A complicare la situazione è anche il fatto che le Chiese ortodosse di Bielorussia e di Russia hanno riconosciuto il presidente Lukashenko. Il metropolita di Minsk Pavel ha inviato un messaggio di congratulazioni all’attuale presidente, riconoscendone quindi ufficialmente la rielezione. E anche il patriarca di Mosca Kirill, in un messaggio di auguri, ha riconosciuto il suo impegno “da molti anni a difendere gli interessi nazionali del Paese, curandone lo sviluppo socio-economico, la vita pacifica e la sicurezza dei suoi concittadini”.

Il sito Catholic.by racconta che in diverse parti della Bielorussia, i sacerdoti cattolici sono scesi per strada per contenere la violenza e fare da mediatori di pace tra manifestanti e forze dell’ordine.
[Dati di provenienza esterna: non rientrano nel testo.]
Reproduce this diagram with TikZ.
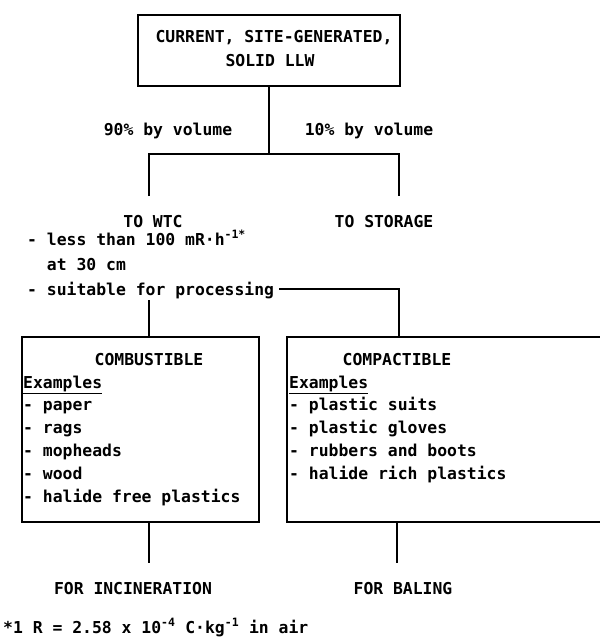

La sensazione di chi è sceso in piazza è che tra le forze dell’ordine si siano inserite forze speciali russe con divise bielorusse anche perché, fa notare il direttore di Catholic.by, “non è possibile e sarebbe troppo strano che gente del nostro popolo vada contro il suo popolo”. Laddove possibile, le chiese sono rimaste aperte giorno e notte per pregare per la pace. Soltanto una chiesa è aperta a Minsk perché di notte l’accesso al centro della città è bloccato e viene presidiato dalla polizia. “Durante il giorno tutto procede normalmente”, racconta padre Ulas. “Nelle vie tutto scorre come prima, i servizi sono aperti. Anche alla televisione sembra che non stia succedendo nulla. Nessuno sta dando notizie delle proteste. I siti Internet sono stati oscurati per tre giorni. La stampa è controllata. I giornalisti indipendenti rischiano di essere messi in prigione. È molto difficile lavorare”.

In un appello rilanciato dal sito Catholic.by, il vescovo di Vitebsk, mons. Aleh Butkevich, scrive: “C’è solo una via d’uscita: cercare la verità! È importante essere certi e difendere la verità, non l’inganno. Ma la verità non si trova dove c’è violenza”. Da qui l’invito ad abbassare i toni della protesta e a risolvere i conflitti utilizzando le vie di dialogo e di civiltà. “Possa Dio aiutarci in questo, perché sa che il bene è sempre più forte del male. Ognuno di noi dovrebbe ricordarlo oggi”.